> _Information supplied_:
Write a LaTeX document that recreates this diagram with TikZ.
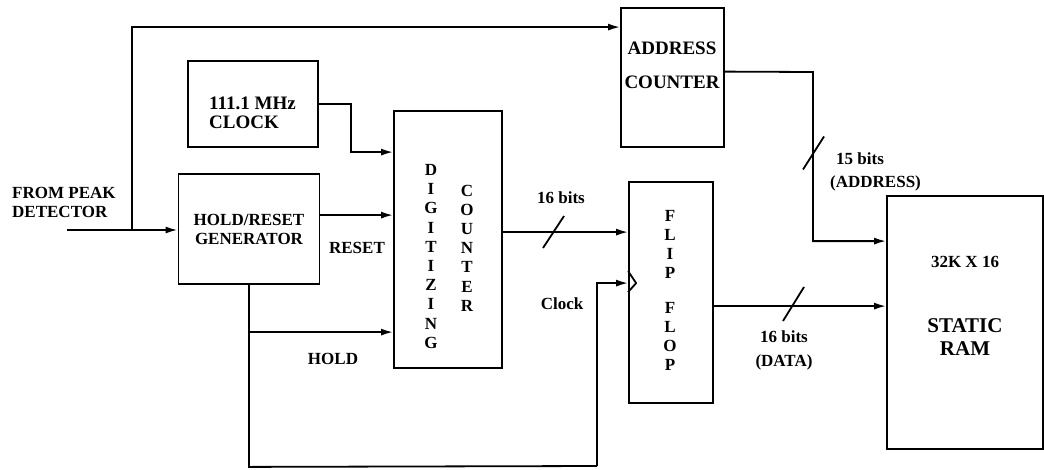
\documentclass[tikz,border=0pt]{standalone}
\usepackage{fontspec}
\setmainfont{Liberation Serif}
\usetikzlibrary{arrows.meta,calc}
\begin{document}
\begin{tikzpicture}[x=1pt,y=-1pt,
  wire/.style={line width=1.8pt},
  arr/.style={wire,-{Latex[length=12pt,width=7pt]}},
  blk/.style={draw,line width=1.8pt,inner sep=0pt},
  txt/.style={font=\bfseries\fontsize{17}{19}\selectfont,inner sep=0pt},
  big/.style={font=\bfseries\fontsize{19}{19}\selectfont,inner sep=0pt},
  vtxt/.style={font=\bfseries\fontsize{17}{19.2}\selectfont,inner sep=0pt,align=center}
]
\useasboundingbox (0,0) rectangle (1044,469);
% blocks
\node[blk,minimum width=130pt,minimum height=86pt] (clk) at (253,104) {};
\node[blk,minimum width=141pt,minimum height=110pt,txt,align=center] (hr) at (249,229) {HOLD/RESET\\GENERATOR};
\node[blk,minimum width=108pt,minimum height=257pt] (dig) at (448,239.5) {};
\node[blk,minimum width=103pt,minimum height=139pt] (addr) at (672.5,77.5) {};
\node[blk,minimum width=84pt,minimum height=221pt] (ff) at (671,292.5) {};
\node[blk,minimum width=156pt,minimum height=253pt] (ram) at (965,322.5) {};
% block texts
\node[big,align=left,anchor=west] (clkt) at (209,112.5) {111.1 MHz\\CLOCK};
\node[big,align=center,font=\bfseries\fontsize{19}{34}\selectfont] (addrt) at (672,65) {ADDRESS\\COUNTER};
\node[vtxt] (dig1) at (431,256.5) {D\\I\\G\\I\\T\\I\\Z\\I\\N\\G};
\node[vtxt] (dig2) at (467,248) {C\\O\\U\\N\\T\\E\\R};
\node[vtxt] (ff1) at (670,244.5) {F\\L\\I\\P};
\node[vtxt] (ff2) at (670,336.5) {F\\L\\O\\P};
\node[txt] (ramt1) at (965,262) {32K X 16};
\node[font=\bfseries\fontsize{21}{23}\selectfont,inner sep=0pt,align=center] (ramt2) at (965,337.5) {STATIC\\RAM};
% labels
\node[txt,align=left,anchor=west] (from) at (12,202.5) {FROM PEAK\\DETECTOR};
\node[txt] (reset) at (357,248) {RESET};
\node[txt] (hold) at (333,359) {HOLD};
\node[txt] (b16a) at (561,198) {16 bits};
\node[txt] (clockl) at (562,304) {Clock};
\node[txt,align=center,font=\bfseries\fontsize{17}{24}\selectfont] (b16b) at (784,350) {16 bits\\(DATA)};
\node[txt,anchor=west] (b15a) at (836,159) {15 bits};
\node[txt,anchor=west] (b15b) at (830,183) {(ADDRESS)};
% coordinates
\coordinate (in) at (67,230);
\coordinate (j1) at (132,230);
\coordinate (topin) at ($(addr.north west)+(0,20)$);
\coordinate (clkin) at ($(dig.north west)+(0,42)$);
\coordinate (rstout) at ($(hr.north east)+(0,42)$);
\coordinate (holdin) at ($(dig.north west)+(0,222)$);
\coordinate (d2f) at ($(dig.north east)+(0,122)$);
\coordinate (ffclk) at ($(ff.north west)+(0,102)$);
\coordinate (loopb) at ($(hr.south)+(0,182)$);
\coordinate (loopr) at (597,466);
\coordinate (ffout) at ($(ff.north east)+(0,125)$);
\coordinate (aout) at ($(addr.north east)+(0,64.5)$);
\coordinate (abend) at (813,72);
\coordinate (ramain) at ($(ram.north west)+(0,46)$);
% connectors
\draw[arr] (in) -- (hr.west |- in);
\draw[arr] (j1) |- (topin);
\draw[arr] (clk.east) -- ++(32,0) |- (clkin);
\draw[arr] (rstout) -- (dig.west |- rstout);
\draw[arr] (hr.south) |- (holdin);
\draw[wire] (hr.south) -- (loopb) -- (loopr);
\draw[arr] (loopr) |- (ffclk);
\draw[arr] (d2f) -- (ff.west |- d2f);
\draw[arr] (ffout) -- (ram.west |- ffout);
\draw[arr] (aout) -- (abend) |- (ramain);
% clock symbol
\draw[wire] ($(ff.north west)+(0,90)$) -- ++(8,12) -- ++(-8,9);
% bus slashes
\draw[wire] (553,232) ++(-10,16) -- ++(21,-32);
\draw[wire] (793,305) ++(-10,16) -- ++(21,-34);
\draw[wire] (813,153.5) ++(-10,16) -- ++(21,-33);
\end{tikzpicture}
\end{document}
...
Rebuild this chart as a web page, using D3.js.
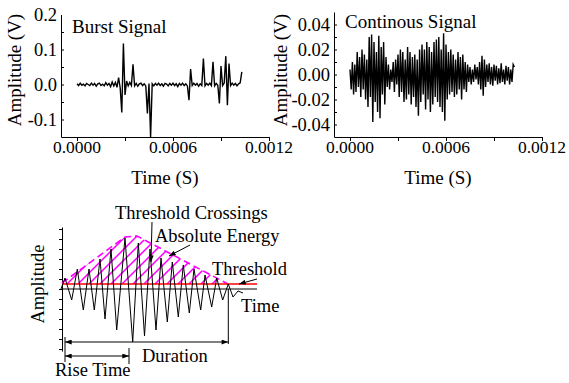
--
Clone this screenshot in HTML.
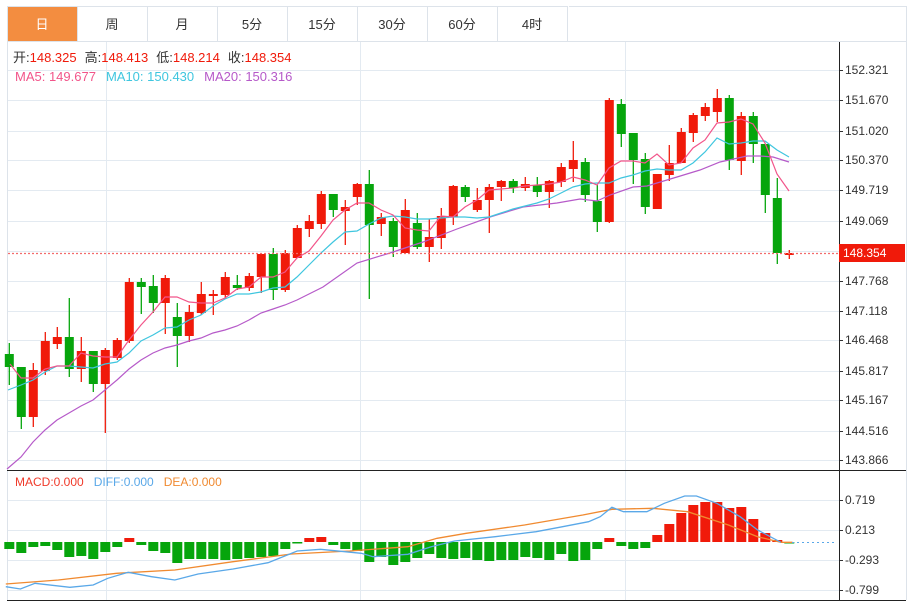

> _Task requirements_:
Copy each line of the listing that holds the word "this".

> _Completed task_:
Write a LaTeX document that recreates this diagram with TikZ.
Rebuild this chart as a web page, using D3.js.
Clone this screenshot in HTML.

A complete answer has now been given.